By CRAIG MURPHY
Of the Keizertimes
Bill Post is defeating Chuck Lee in the battle for the state House District 25 seat.
Initial results from Tuesday night show Post with 4,649 votes (53.93 percent) compared to 3,727 votes (43.24 percent) for Lee in Marion County.
Overall, Post had 6,954 votes (54.36 percent) compared to 5,467 votes (42.73 percent) for Lee.
“It took so long for this to happen,” said Post, the radio talk show host who announced his intentions last December. “We worked so hard. Today I just said let it fall where it falls.”
Post gave kudos to his opponent.
“Chuck Lee is a really good, hard-working man,” Post said. “I learned from him.”
Lee, meanwhile, wasn’t ready to concede quite yet.
“We’re going to sit on it for the evening, see where we stand in the morning,” Lee said Tuesday night. “I just think there’s a huge Republican edge in this district.”
The two were battling to replace Kim Thatcher, who competed against Newberg City Councilor Ryan Howard for the state Senate District 13 seat.
Thatcher was leading that race with 15,222 votes (58.19 percent) in the initial count compared to 10,874 votes (41.57 percent) for Howard.
“I will miss the house, but I’m very honored to serve the people in the senate district,” Thatcher said. “I will keep working on the things that will make our state better, help our economy and help provide services.”
Howard accepted the defeat.
“I am disappointed that I didn’t come out victorious” he said. “Kim had quite a bit more money and the support in her house district. I knew it was an uphill battle. I gave it the old effort. I was hoping people would take more from the negative news that came out (about Thatcher).”
In Keizer, only one of four local council races was contested. Amy Ripp defeated Matt Chappell for the No. 5 seat with 4,079 votes (65.63 percent), compared to 2,078 votes (33.44 percent) for Chappell in the initial results.
“I’m honored to be able to continue to serve the community of Keizer in a new capacity,” Ripp said. “I’m excited to do that and to move forward. It’s going to be a new role. I have so much to learn. I’ll have great people surrounding me on council.”
Chappell wasn’t surprised by the results.
“I was expecting it all along,” he said. “After I collected the signatures to put my name on the ballot, I found out who I was running against and the endorsements. There are a few things I regret, like the letters I sent (to the paper). It wouldn’t have made a difference, but I wish I hadn’t gone there. Amy got in, so I send her a public congratulations on that.”
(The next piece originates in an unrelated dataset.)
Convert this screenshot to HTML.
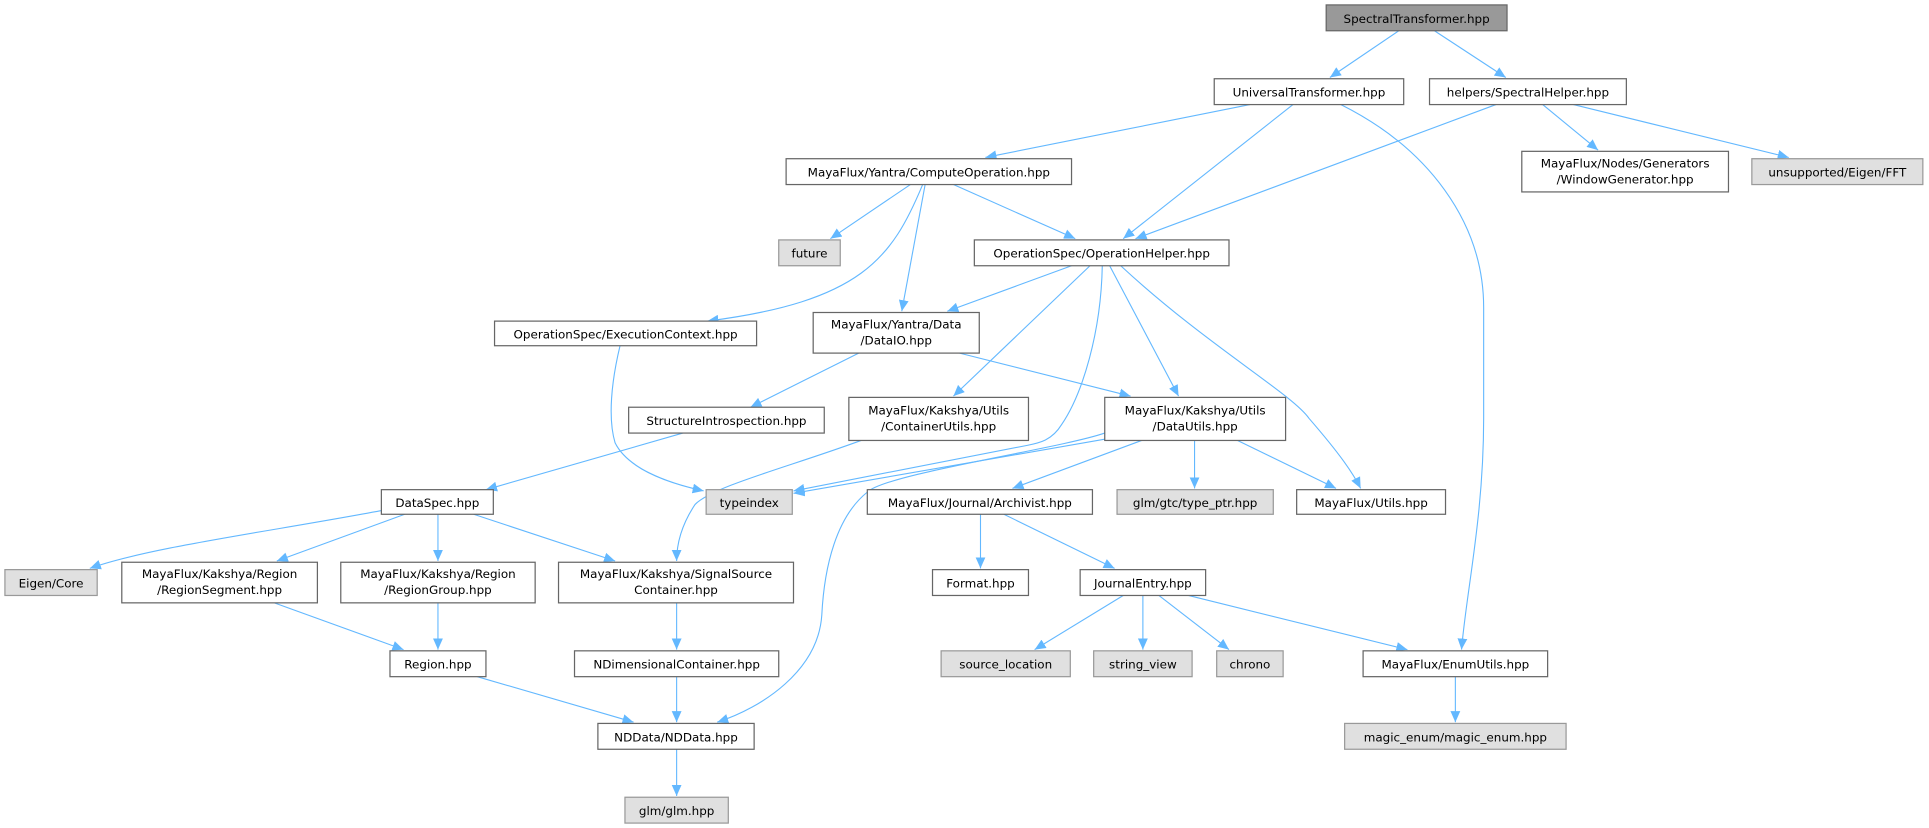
<!DOCTYPE html>
<html><head><meta charset="utf-8"><style>
html,body{margin:0;padding:0;background:#fff;}
svg{display:block;}
text{font-family:"DejaVu Sans","Liberation Sans",sans-serif;font-size:9.7px;fill:#000;text-anchor:middle;}
.n{fill:#fff;stroke:#666;stroke-width:1;}
.g{fill:#e0e0e0;stroke:#999;stroke-width:1;}
.r{fill:#999;stroke:#666;stroke-width:1;}
.e{fill:none;stroke:#63b8ff;stroke-width:0.9;marker-end:url(#a);}
</style></head><body>
<svg width="1929" height="828" viewBox="0 0 1568 673" preserveAspectRatio="none" xmlns="http://www.w3.org/2000/svg">
<defs><marker id="a" markerUnits="userSpaceOnUse" markerWidth="10" markerHeight="8" refX="9" refY="4" orient="auto"><path d="M0,0 L9,4 L0,8 z" fill="#63b8ff"/></marker></defs>
<!-- edges -->
<path class="e" d="M1137,25 L1081,63"/>
<path class="e" d="M1166,25 L1224,63"/>
<path class="e" d="M1016,85 L801,128"/>
<path class="e" d="M1051,85 L913,194"/>
<path class="e" d="M1090,85 C1160,120 1206,180 1206,250 L1206,340 C1206,420 1192,480 1188,528"/>
<path class="e" d="M1216,85 L923,194"/>
<path class="e" d="M1254,85 L1299,122"/>
<path class="e" d="M1279,85 L1454,128"/>
<path class="e" d="M740,150 L675,194"/>
<path class="e" d="M750,150 C725,210 700,245 575,261"/>
<path class="e" d="M752,150 L733,253"/>
<path class="e" d="M775,150 L874,194"/>
<path class="e" d="M871,216 L770,253"/>
<path class="e" d="M886,216 L775,322"/>
<path class="e" d="M896,216 C895,270 880,320 863,345 C855,358 845,360 835,362 L645,399"/>
<path class="e" d="M902,216 L958,322"/>
<path class="e" d="M911,216 C980,280 1050,320 1064,340 C1090,370 1100,385 1106,397"/>
<path class="e" d="M698,287 L610,331"/>
<path class="e" d="M780,287 L919,322"/>
<path class="e" d="M504,281 C497,310 494,340 500,360 C510,380 540,392 572,399"/>
<path class="e" d="M555,352 L395,398"/>
<path class="e" d="M700,358 C640,380 580,395 565,410 C555,425 550,440 550,456"/>
<path class="e" d="M898,357 L645,401"/>
<path class="e" d="M898,352 C860,365 720,385 705,400 C680,420 670,460 668,500 C665,545 620,575 583,587"/>
<path class="e" d="M928,358 L823,397"/>
<path class="e" d="M971,358 L971,397"/>
<path class="e" d="M1006,358 L1086,397"/>
<path class="e" d="M310,415 C220,432 120,445 73,462"/>
<path class="e" d="M329,418 L225,456"/>
<path class="e" d="M356,418 L356,456"/>
<path class="e" d="M385,418 L500,456"/>
<path class="e" d="M223,490 L328,528"/>
<path class="e" d="M356,490 L356,528"/>
<path class="e" d="M550,490 L550,528"/>
<path class="e" d="M388,550 L515,587"/>
<path class="e" d="M550,550 L550,587"/>
<path class="e" d="M550,609 L550,647"/>
<path class="e" d="M797,418 L797,462"/>
<path class="e" d="M816,418 L906,462"/>
<path class="e" d="M913,484 L841,528"/>
<path class="e" d="M929,484 L929,528"/>
<path class="e" d="M942,484 L999,528"/>
<path class="e" d="M966,484 L1144,528"/>
<path class="e" d="M1183,550 L1183,587"/>
<!-- nodes -->
<rect class="r" x="1078" y="4" width="147" height="21"/><text x="1151.5" y="18.5">SpectralTransformer.hpp</text>
<rect class="n" x="987" y="64" width="154" height="21"/><text x="1064" y="78.5">UniversalTransformer.hpp</text>
<rect class="n" x="1162" y="64" width="160" height="21"/><text x="1242" y="78.5">helpers/SpectralHelper.hpp</text>
<rect class="n" x="639" y="129" width="232" height="21"/><text x="755" y="143.5">MayaFlux/Yantra/ComputeOperation.hpp</text>
<rect class="n" x="1237" y="123" width="168" height="33"/><text x="1321" y="136">MayaFlux/Nodes/Generators</text><text x="1321" y="149">/WindowGenerator.hpp</text>
<rect class="g" x="1424" y="129" width="139" height="21"/><text x="1493.5" y="143.5">unsupported/Eigen/FFT</text>
<rect class="g" x="633" y="195" width="50" height="21"/><text x="658" y="209.5">future</text>
<rect class="n" x="792" y="195" width="207" height="21"/><text x="895.5" y="209.5">OperationSpec/OperationHelper.hpp</text>
<rect class="n" x="402" y="261" width="213" height="20"/><text x="508.5" y="275">OperationSpec/ExecutionContext.hpp</text>
<rect class="n" x="661" y="254" width="135" height="33"/><text x="728.5" y="267">MayaFlux/Yantra/Data</text><text x="728.5" y="280">/DataIO.hpp</text>
<rect class="n" x="511" y="331" width="159" height="21"/><text x="590.5" y="345.5">StructureIntrospection.hpp</text>
<rect class="n" x="690" y="323" width="146" height="35"/><text x="763" y="337">MayaFlux/Kakshya/Utils</text><text x="763" y="350">/ContainerUtils.hpp</text>
<rect class="n" x="898" y="323" width="147" height="35"/><text x="971.5" y="337">MayaFlux/Kakshya/Utils</text><text x="971.5" y="350">/DataUtils.hpp</text>
<rect class="n" x="310" y="398" width="91" height="20"/><text x="355.5" y="412">DataSpec.hpp</text>
<rect class="g" x="574" y="398" width="70" height="20"/><text x="609" y="412">typeindex</text>
<rect class="n" x="705" y="398" width="183" height="20"/><text x="796.5" y="412">MayaFlux/Journal/Archivist.hpp</text>
<rect class="g" x="908" y="398" width="127" height="20"/><text x="971.5" y="412">glm/gtc/type_ptr.hpp</text>
<rect class="n" x="1054" y="398" width="121" height="20"/><text x="1114.5" y="412">MayaFlux/Utils.hpp</text>
<rect class="g" x="4" y="463" width="75" height="21"/><text x="41.5" y="477.5">Eigen/Core</text>
<rect class="n" x="99" y="457" width="159" height="33"/><text x="178.5" y="470">MayaFlux/Kakshya/Region</text><text x="178.5" y="483">/RegionSegment.hpp</text>
<rect class="n" x="277" y="457" width="158" height="33"/><text x="356" y="470">MayaFlux/Kakshya/Region</text><text x="356" y="483">/RegionGroup.hpp</text>
<rect class="n" x="454" y="457" width="191" height="33"/><text x="549.5" y="470">MayaFlux/Kakshya/SignalSource</text><text x="549.5" y="483">Container.hpp</text>
<rect class="n" x="758" y="463" width="78" height="21"/><text x="797" y="477.5">Format.hpp</text>
<rect class="n" x="878" y="463" width="102" height="21"/><text x="929" y="477.5">JournalEntry.hpp</text>
<rect class="n" x="317" y="529" width="78" height="21"/><text x="356" y="543.5">Region.hpp</text>
<rect class="n" x="467" y="529" width="166" height="21"/><text x="550" y="543.5">NDimensionalContainer.hpp</text>
<rect class="g" x="765" y="529" width="105" height="21"/><text x="817.5" y="543.5">source_location</text>
<rect class="g" x="889" y="529" width="80" height="21"/><text x="929" y="543.5">string_view</text>
<rect class="g" x="989" y="529" width="54" height="21"/><text x="1016" y="543.5">chrono</text>
<rect class="n" x="1108" y="529" width="150" height="21"/><text x="1183" y="543.5">MayaFlux/EnumUtils.hpp</text>
<rect class="n" x="486" y="588" width="127" height="21"/><text x="549.5" y="602.5">NDData/NDData.hpp</text>
<rect class="g" x="1093" y="588" width="180" height="21"/><text x="1183" y="602.5">magic_enum/magic_enum.hpp</text>
<rect class="g" x="508" y="648" width="84" height="21"/><text x="550" y="662.5">glm/glm.hpp</text>
</svg>
</body></html>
Cathy Clark won the mayor’s seat in an uncontested race, while Roland Herrera and Brandon Smith won Keizer City Council seats in similar fashion.
“I am very, very honored to be able to serve the people of Keizer on the council and now as mayor,” said Clark, who will take over the seat held by Lore Christopher since 2001. “I will be making sure what we do works. It’s a good day.”
Herrera, a former longtime city employee, looks forward to serving in a new way.
“I’m looking forward to working with the other councilors and the new mayor,” Herrera said. “I’m going to work hard and do the best I can. It’s plain and simple: I want to bring more people into the process and get more people engaged in their local government.”
Smith didn’t return messages seeking comment.
In statewide measure races, Measure 91 – the legalization of recreational marijuana – was comfortably ahead in initial results, garnering 57.42 percent yes compared to 42.58 percent no.
Measure 92, the GMO food labeling measure, was winning by a slight margin, with initial results showing 52.68 percent yes compared to 47.32 percent no.